Conclusion: The return was a return under Section 24(2) of the Bengal Agricultural Income-tax Act, 1944 and was a return within the statutory form; it was not a return under Section 24(1) or Section 24(3).
Issue (ii): Whether the assessment for 1944-45 was valid without service of a notice under Section 38(1).
Analysis: Section 38(1) (corresponding to Section 34(1) of the Central Act) is a condition precedent where no notice under Section 24(2) was served during the assessment year and no voluntary return was filed in that year; a general notice under Section 24(1) does not itself commence assessment proceedings against a particular person. The statutory scheme differentiates returns/ proceedings started by Section 24(1) and those commenced by personal notices under Section 24(2); the absence of the mandatory Section 38(1) notice cannot be cured merely by subsequently obtaining a return procured by an invalid Section 24(2) notice, and the jurisdictional requirement of Section 38(1) was not satisfied.
Conclusion: No. The assessment for the year 1944-45 was not valid without service of a notice under Section 38(1) of the Bengal Agricultural Income-tax Act, 1944.

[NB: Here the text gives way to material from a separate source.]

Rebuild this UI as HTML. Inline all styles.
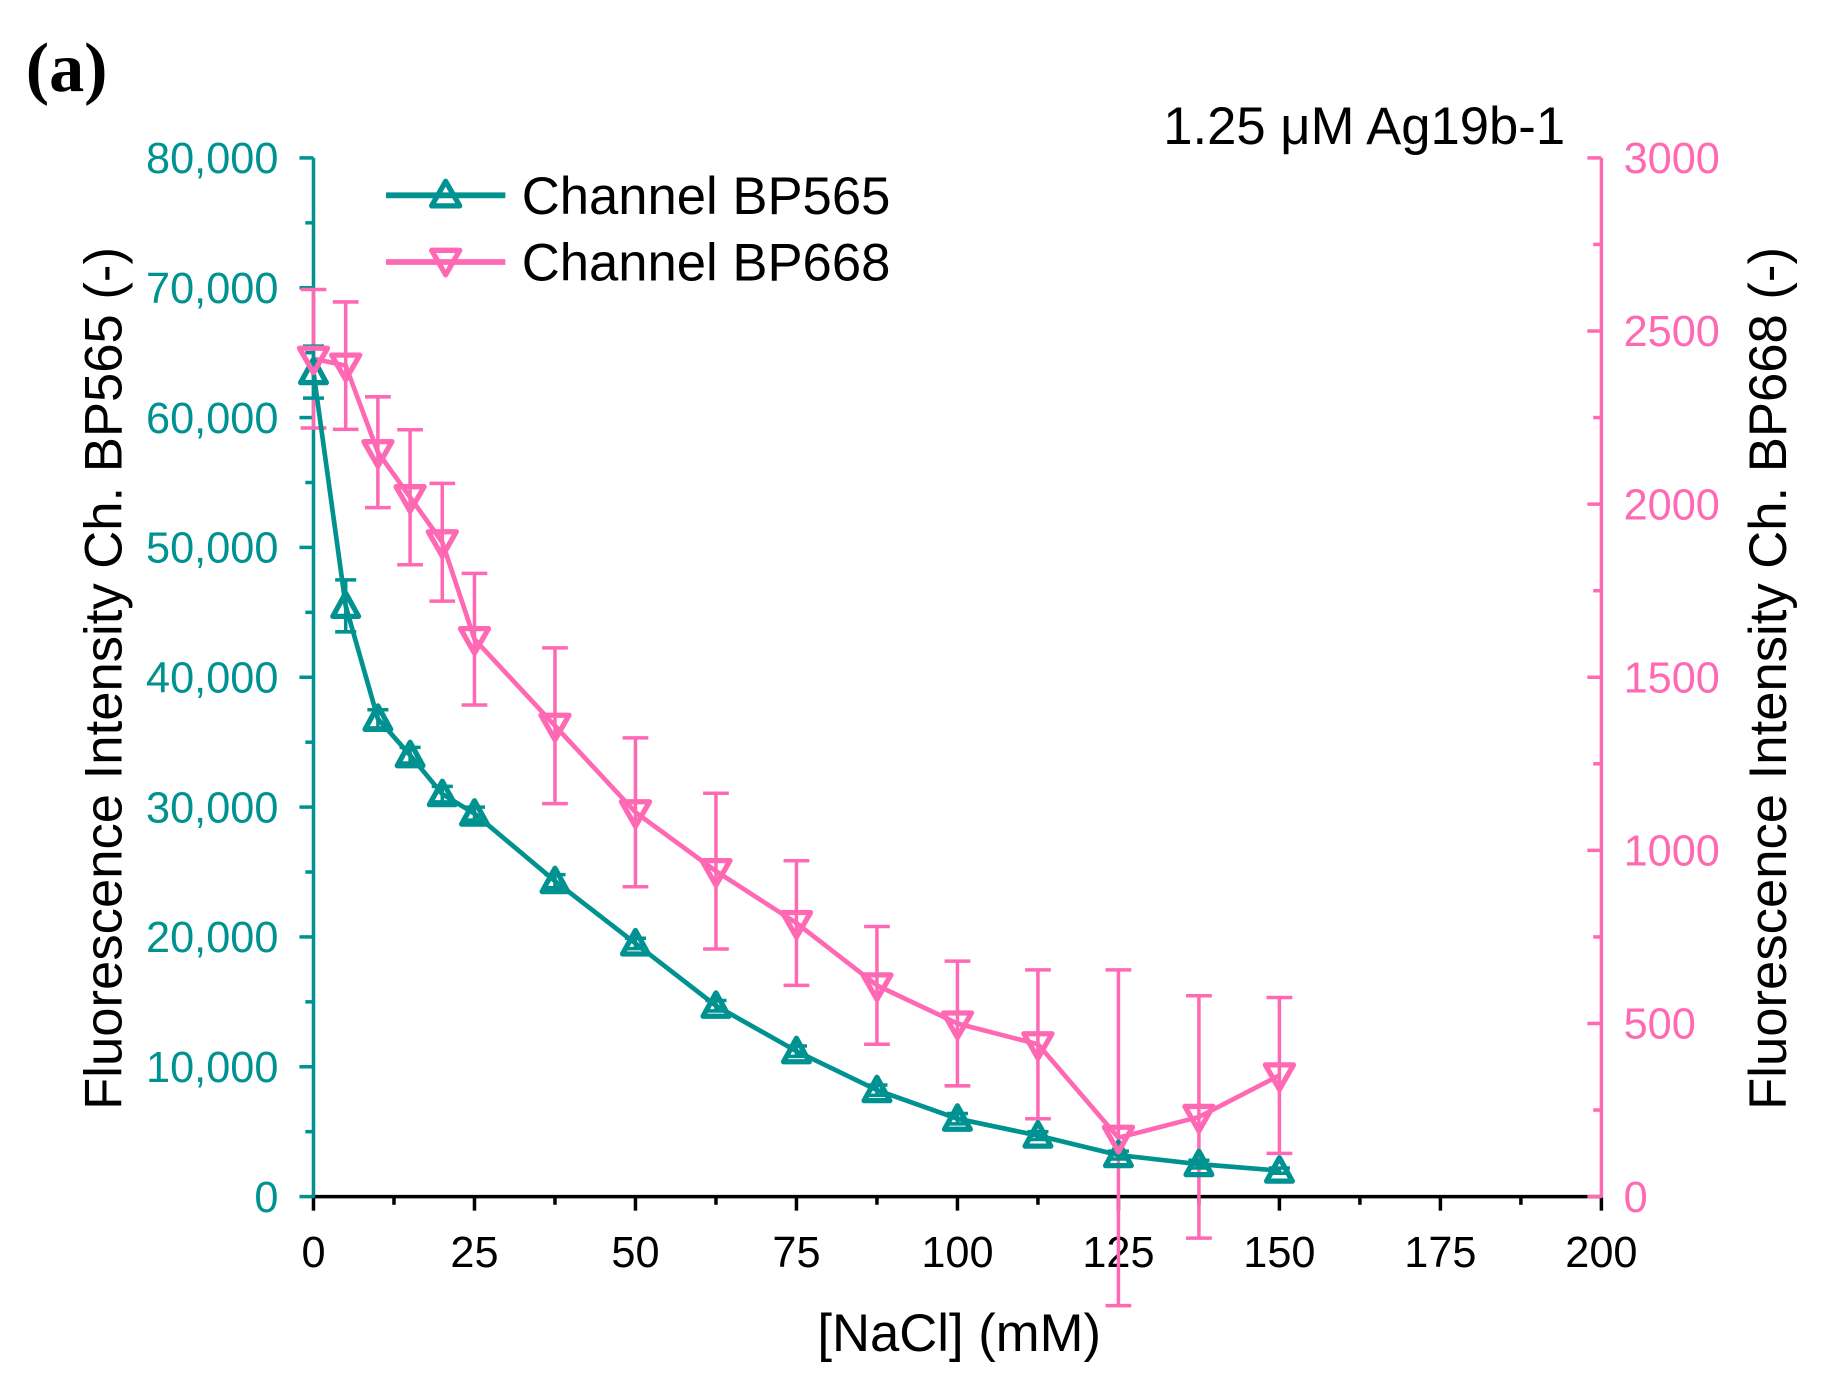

Issue (iii): Whether the assessment was valid as a best judgment assessment.
Analysis: Best judgment assessment under Section 25(5) applies to failures to comply with notices under Section 24(2) (and related returns under Section 24(3)), but not to mere non-submission under Section 24(1); because the precondition of a valid Section 38(1) notice was absent and the return was procured by an invalid Section 24(2) notice, the question of a lawful best judgment assessment does not arise.
Conclusion: The question whether the assessment was valid as a best judgment assessment does not arise.
Final Conclusion: The assessment challenged was invalid for want of the mandatory notice under Section 38(1) and the return filed in response to the post-assessment-year Section 24(2) notice cannot validate the assessment; accordingly the assessee succeeds on the central jurisdictional point and the assessment must be set aside.
Ratio Decidendi: Where no personal notice under Section 24(2) is served within the assessment year and no voluntary return is filed in that year, proceedings to assess after the assessment year require compliance with the statutory condition precedent in Section 38(1); a return procured by a notice that should have been preceded by a Section 38(1) notice cannot cure the absence of that mandatory preliminary step.